Since the passage of the contentious Act, Banerjee has led huge rallies in different parts of Kolkata almost every other day. She has also instructed her party to organise area-wise public meetings against the NRC and CAA.
A senior executive from the poll strategist Prashant Kishor’s firm, Indian Political Action Committee (I-PAC) told The Wire, “The gatherings against CAA and NRC in sub-urban areas and in rural Bengal are quite significant. The TMC’s local leadership has been asked to organise a meeting or rally in their respective areas every alternate day.”
Twists and turns
When Mamata Banerjee on Thursday announced that she won’t attend the meeting of opposition parties called by Congress president Sonia Gandhi against CAA and NRC on January 13, many wondered what she was trying to do.

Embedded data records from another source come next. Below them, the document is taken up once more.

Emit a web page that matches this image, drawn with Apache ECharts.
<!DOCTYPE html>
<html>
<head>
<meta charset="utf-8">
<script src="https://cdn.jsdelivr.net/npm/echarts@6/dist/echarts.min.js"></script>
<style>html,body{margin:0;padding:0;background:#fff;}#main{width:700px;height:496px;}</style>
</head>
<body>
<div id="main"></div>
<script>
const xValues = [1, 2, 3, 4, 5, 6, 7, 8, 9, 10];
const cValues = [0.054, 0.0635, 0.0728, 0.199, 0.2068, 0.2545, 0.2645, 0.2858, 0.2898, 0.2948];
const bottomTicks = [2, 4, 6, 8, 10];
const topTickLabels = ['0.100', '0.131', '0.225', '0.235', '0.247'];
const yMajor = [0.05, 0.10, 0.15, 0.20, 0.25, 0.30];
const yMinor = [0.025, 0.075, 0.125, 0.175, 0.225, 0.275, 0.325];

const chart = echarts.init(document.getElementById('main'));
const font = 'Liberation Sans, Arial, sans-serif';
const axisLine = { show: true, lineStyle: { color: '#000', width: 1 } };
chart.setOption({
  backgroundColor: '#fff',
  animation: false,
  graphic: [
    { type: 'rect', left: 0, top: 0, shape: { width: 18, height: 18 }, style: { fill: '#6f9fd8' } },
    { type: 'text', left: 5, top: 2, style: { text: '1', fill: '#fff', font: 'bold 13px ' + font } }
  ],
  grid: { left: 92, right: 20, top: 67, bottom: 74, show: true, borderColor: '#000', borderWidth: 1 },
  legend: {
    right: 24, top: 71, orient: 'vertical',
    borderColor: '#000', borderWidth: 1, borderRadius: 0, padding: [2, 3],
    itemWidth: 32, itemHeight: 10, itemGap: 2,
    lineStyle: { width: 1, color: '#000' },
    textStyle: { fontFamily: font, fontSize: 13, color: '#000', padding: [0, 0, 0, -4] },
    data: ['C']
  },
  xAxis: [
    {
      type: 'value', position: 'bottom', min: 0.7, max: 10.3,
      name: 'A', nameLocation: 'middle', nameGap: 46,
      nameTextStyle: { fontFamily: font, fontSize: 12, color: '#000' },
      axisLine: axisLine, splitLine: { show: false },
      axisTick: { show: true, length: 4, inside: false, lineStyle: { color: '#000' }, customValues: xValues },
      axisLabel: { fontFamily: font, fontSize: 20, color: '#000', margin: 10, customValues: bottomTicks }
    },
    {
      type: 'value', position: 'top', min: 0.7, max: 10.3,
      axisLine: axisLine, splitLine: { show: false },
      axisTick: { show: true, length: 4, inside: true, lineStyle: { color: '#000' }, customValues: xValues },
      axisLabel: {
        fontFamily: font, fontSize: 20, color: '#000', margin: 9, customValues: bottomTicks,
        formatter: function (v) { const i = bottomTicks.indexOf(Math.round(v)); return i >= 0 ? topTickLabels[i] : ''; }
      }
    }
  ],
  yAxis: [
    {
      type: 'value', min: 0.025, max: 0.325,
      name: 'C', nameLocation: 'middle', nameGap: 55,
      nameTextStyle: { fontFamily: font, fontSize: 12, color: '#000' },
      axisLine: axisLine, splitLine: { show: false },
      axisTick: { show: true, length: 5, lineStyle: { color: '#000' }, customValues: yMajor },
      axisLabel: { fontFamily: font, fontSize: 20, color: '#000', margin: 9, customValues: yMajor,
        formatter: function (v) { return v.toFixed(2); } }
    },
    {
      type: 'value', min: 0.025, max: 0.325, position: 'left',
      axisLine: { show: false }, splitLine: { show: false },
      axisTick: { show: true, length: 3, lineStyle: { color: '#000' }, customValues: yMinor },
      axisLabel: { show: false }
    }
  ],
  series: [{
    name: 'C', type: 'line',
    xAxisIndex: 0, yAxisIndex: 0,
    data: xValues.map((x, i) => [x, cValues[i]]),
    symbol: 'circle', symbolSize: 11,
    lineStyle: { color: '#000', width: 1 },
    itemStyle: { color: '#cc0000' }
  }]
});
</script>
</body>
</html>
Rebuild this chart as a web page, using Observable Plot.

“I have decided to boycott the meeting convened by Sonia Gandhi on January 13 in New Delhi as I do not support the violence that the Left and Congress unleashed in West Bengal yesterday (Wednesday),” the chief minister told the state’s assembly. She was referring to instances of violence reported during the nation-wide strike called by trade unions.
Trinamool leader Om Prakash Mishra, however, told The Wire, “The Congress-CPI(M) alliance is trying to paint TMC as the B-team of the BJP. This is unacceptable. Politically and strategically, let the CPI(M) and Congress first decide on who is their primary enemy, is it BJP or TMC.”
Maidul Islam, who teaches political science at the Centre for Studies in Social Sciences in Kolkata, said Banerjee’s decision to skip the opposition party meet is well-thought-out and strategic.
“Civic body elections in West Bengal are scheduled in two months. The state assembly election is due in May next year. By boycotting the opposition’s meet and blaming it on the Congress-CPI(M), she is trying to make the alliance her principal opposition, ignoring the BJP. Her attempt is to split the anti-TMC vote that the saffron party consolidated in the 2019 Lok Sabha election.”
The road to 2021 assembly elections will throw up several such moments in West Bengal, in which the three political forces will attempt to sideline each other. Modi’s visit in the middle of anti-CAA-NRC protests across the state is only the beginning of a long saga of a political dogfight that appears to be in the offing.
Himadri Ghosh is a Kolkata-based journalist.